**Source material**
## Begin
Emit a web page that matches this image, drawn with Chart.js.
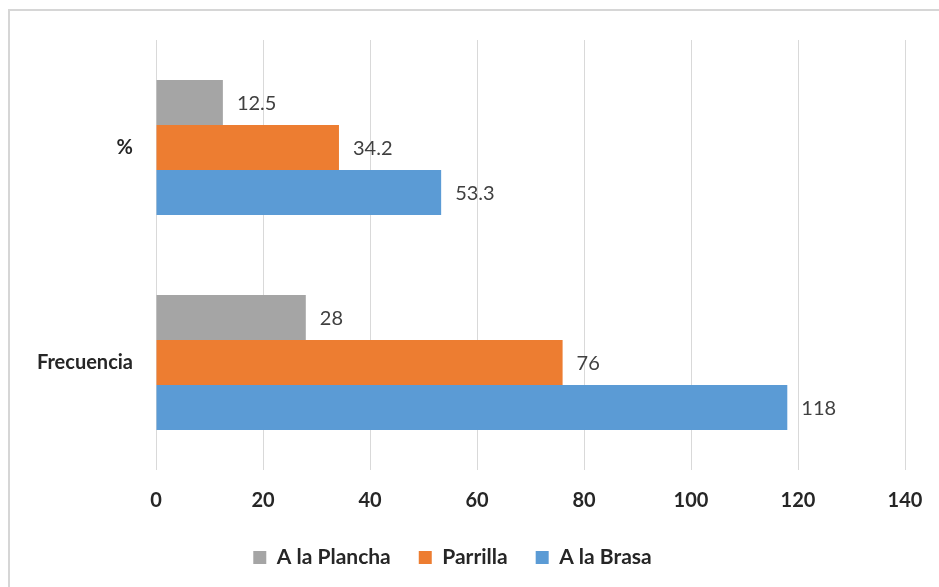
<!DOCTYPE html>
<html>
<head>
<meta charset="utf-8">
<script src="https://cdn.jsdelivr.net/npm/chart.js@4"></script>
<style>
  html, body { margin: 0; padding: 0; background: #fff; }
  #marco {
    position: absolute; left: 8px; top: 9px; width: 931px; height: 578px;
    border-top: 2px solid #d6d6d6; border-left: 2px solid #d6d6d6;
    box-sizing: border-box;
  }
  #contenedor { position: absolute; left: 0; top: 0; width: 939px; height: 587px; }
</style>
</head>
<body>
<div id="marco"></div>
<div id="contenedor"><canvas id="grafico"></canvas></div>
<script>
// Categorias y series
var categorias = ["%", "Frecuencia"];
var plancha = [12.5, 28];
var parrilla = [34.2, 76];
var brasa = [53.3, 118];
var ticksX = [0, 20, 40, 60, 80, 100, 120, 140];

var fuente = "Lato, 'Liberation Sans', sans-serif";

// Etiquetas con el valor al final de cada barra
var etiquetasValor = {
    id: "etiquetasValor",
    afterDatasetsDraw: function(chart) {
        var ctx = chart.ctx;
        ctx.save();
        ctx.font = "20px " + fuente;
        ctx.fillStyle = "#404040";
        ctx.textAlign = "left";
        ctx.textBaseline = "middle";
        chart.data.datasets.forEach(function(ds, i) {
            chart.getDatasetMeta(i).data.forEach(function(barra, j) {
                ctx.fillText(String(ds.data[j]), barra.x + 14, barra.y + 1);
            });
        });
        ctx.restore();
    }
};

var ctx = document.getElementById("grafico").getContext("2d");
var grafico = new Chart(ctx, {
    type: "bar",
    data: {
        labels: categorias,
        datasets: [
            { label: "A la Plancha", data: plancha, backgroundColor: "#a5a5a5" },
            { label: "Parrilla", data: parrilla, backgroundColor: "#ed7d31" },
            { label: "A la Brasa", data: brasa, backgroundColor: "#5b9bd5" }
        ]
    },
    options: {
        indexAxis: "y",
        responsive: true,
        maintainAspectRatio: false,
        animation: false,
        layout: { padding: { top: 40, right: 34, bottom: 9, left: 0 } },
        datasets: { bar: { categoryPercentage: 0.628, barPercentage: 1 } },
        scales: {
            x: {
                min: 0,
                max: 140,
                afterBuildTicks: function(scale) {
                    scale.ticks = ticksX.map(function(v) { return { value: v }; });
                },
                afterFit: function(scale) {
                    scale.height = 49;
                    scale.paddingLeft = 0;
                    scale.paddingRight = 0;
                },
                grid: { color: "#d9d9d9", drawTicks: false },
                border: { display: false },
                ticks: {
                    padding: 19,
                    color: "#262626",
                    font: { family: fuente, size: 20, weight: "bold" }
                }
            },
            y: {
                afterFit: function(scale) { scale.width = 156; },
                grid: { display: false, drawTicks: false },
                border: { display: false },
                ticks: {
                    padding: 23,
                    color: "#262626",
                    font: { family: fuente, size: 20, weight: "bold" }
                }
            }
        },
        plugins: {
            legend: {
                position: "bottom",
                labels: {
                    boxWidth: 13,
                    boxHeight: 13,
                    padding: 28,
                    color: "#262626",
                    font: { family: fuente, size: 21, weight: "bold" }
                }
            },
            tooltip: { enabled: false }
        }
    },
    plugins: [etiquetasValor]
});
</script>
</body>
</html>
## End
**To do**
Print out the lines exactly, skipping any picture.

**Answer in full**
Emit a web page that matches this image, drawn with Chart.js.
<!DOCTYPE html>
<html>
<head>
<meta charset="utf-8">
<script src="https://cdn.jsdelivr.net/npm/chart.js@4"></script>
<style>
  html, body { margin: 0; padding: 0; background: #fff; }
  #marco {
    position: absolute; left: 8px; top: 9px; width: 931px; height: 578px;
    border-top: 2px solid #d6d6d6; border-left: 2px solid #d6d6d6;
    box-sizing: border-box;
  }
  #contenedor { position: absolute; left: 0; top: 0; width: 939px; height: 587px; }
</style>
</head>
<body>
<div id="marco"></div>
<div id="contenedor"><canvas id="grafico"></canvas></div>
<script>
// Categorias y series
var categorias = ["%", "Frecuencia"];
var plancha = [12.5, 28];
var parrilla = [34.2, 76];
var brasa = [53.3, 118];
var ticksX = [0, 20, 40, 60, 80, 100, 120, 140];

var fuente = "Lato, 'Liberation Sans', sans-serif";

// Etiquetas con el valor al final de cada barra
var etiquetasValor = {
    id: "etiquetasValor",
    afterDatasetsDraw: function(chart) {
        var ctx = chart.ctx;
        ctx.save();
        ctx.font = "20px " + fuente;
        ctx.fillStyle = "#404040";
        ctx.textAlign = "left";
        ctx.textBaseline = "middle";
        chart.data.datasets.forEach(function(ds, i) {
            chart.getDatasetMeta(i).data.forEach(function(barra, j) {
                ctx.fillText(String(ds.data[j]), barra.x + 14, barra.y + 1);
            });
        });
        ctx.restore();
    }
};

var ctx = document.getElementById("grafico").getContext("2d");
var grafico = new Chart(ctx, {
    type: "bar",
    data: {
        labels: categorias,
        datasets: [
            { label: "A la Plancha", data: plancha, backgroundColor: "#a5a5a5" },
            { label: "Parrilla", data: parrilla, backgroundColor: "#ed7d31" },
            { label: "A la Brasa", data: brasa, backgroundColor: "#5b9bd5" }
        ]
    },
    options: {
        indexAxis: "y",
        responsive: true,
        maintainAspectRatio: false,
        animation: false,
        layout: { padding: { top: 40, right: 34, bottom: 9, left: 0 } },
        datasets: { bar: { categoryPercentage: 0.628, barPercentage: 1 } },
        scales: {
            x: {
                min: 0,
                max: 140,
                afterBuildTicks: function(scale) {
                    scale.ticks = ticksX.map(function(v) { return { value: v }; });
                },
                afterFit: function(scale) {
                    scale.height = 49;
                    scale.paddingLeft = 0;
                    scale.paddingRight = 0;
                },
                grid: { color: "#d9d9d9", drawTicks: false },
                border: { display: false },
                ticks: {
                    padding: 19,
                    color: "#262626",
                    font: { family: fuente, size: 20, weight: "bold" }
                }
            },
            y: {
                afterFit: function(scale) { scale.width = 156; },
                grid: { display: false, drawTicks: false },
                border: { display: false },
                ticks: {
                    padding: 23,
                    color: "#262626",
                    font: { family: fuente, size: 20, weight: "bold" }
                }
            }
        },
        plugins: {
            legend: {
                position: "bottom",
                labels: {
                    boxWidth: 13,
                    boxHeight: 13,
                    padding: 28,
                    color: "#262626",
                    font: { family: fuente, size: 21, weight: "bold" }
                }
            },
            tooltip: { enabled: false }
        }
    },
    plugins: [etiquetasValor]
});
</script>
</body>
</html>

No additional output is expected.